The Tumbuka were another people to arrive in Malawi from the Congo basin in the 15th century; they settled in the area to the south of the Nyika plateau and the Ngondes and north of the Maravi Empire. They were an agricultural and pastoral people who were not organised either militarily or politically.

The Nkhamanga plain and the Henga Valley south of Nyika were still heavily populated by elephants and one source suggests that the elephants outnumbered people here and further north; another source says that the extensive country between the western shore of Lake Malawi to beyond the Luangwa River in modern day Zambia was “teeming with elephants”. The Tumbuka included elephant meat in their diet but saw no particular value in ivory which they used to make furniture. Bridglal Pachia says that “land was plentiful and outside threats were few.” It sounds an idyllic existence.

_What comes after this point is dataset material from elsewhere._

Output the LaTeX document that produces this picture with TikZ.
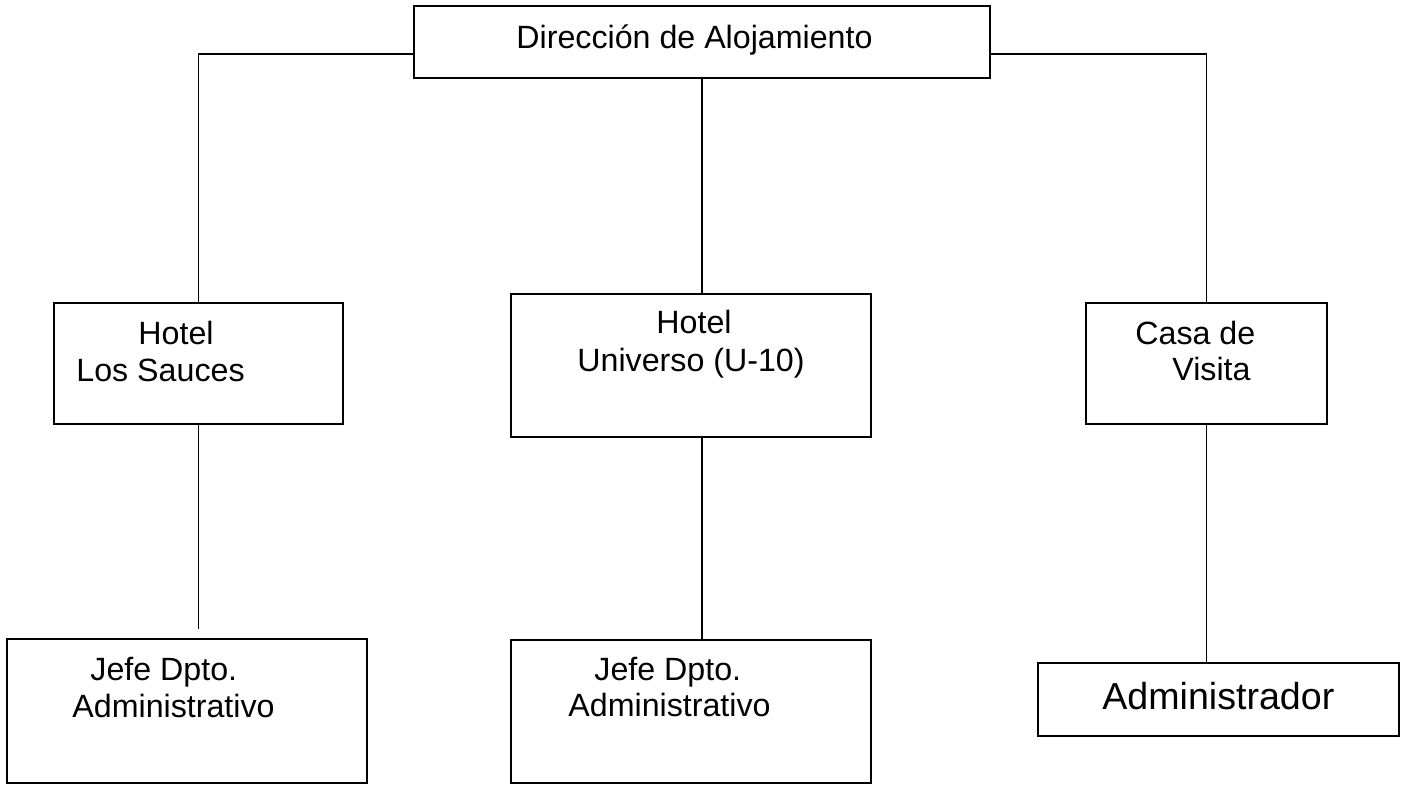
\documentclass[tikz,border=0pt]{standalone}
\usepackage{fontspec}
\setmainfont{Liberation Sans}
\begin{document}
\begin{tikzpicture}[x=0.5pt,y=-0.5pt,
  box/.style={draw,line width=0.8pt,inner sep=0pt,rectangle},
  link/.style={draw,line width=0.8pt},
  txt/.style={anchor=base west,inner sep=0pt,font=\fontsize{16.1}{19}\selectfont},
  bigtxt/.style={anchor=base west,inner sep=0pt,font=\fontsize{18.8}{22}\selectfont}]
\useasboundingbox (0,0) rectangle (1404,784);
% boxes
\node[box,minimum width=288pt,minimum height=36pt] (top) at (702,42) {};
\node[box,minimum width=144.5pt,minimum height=60.5pt] (L1) at (198.5,363.5) {};
\node[box,minimum width=180pt,minimum height=71.5pt] (M1) at (691,365.5) {};
\node[box,minimum width=120.5pt,minimum height=60.5pt] (R1) at (1206.5,363.5) {};
\node[box,minimum width=180pt,minimum height=72pt] (L2) at (187,711) {};
\node[box,minimum width=180pt,minimum height=71.5pt] (M2) at (691,711.5) {};
\node[box,minimum width=180.5pt,minimum height=36.5pt] (R2) at (1218.5,699.5) {};
% texts
\node[txt] (tTop) at (516,48) {Dirección de Alojamiento};
\node[txt] (tL1a) at (138,344) {Hotel};
\node[txt] (tL1b) at (76,381) {Los Sauces};
\node[txt] (tM1a) at (656,333) {Hotel};
\node[txt] (tM1b) at (577,371) {Universo (U-10)};
\node[txt] (tR1a) at (1135,344) {Casa de};
\node[txt] (tR1b) at (1172,380) {Visita};
\node[txt] (tL2a) at (90,680) {Jefe Dpto.};
\node[txt] (tL2b) at (72,717) {Administrativo};
\node[txt] (tM2a) at (594,680) {Jefe Dpto.};
\node[txt] (tM2b) at (568,716) {Administrativo};
\node[bigtxt] (tR2) at (1102,709) {Administrador};
% connectors
\draw[link] ([yshift=-6pt]top.west) -| (L1.north);
\draw[link] ([yshift=-6pt]top.east) -| (R1.north);
\draw[link] (top.south) -- (top.south |- M1.north);
\draw[link,shorten >=4.5pt] (L1.south) -- (L1.south |- L2.north);
\draw[link] (top.south |- M1.south) -- (top.south |- M2.north);
\draw[link] (R1.south) -- (R1.south |- R2.north);
\end{tikzpicture}
\end{document}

However in 1780, a small group of traders crossed the lake in a dhow landing at Chilumba which is about half way down the western shore. These people became known as Balowoka (which means those who crossed over) and they definitely knew the value of ivory. They headed for the Nkhamanga Plain, having no doubt learnt that this was an area where large numbers of elephant still roamed.

In the last decades of the 18th century ivory trading had seemingly crept into Malawi through the back door. The Ngonde around Karonga in the north, were trading with the coastal Swahili-Arabs originally by land and later across the lake, the Balowoka were exporting ivory back to Kilwa from the centre and the Mang’anja were trading ivory with the Portuguese at Sena on the Zambezi.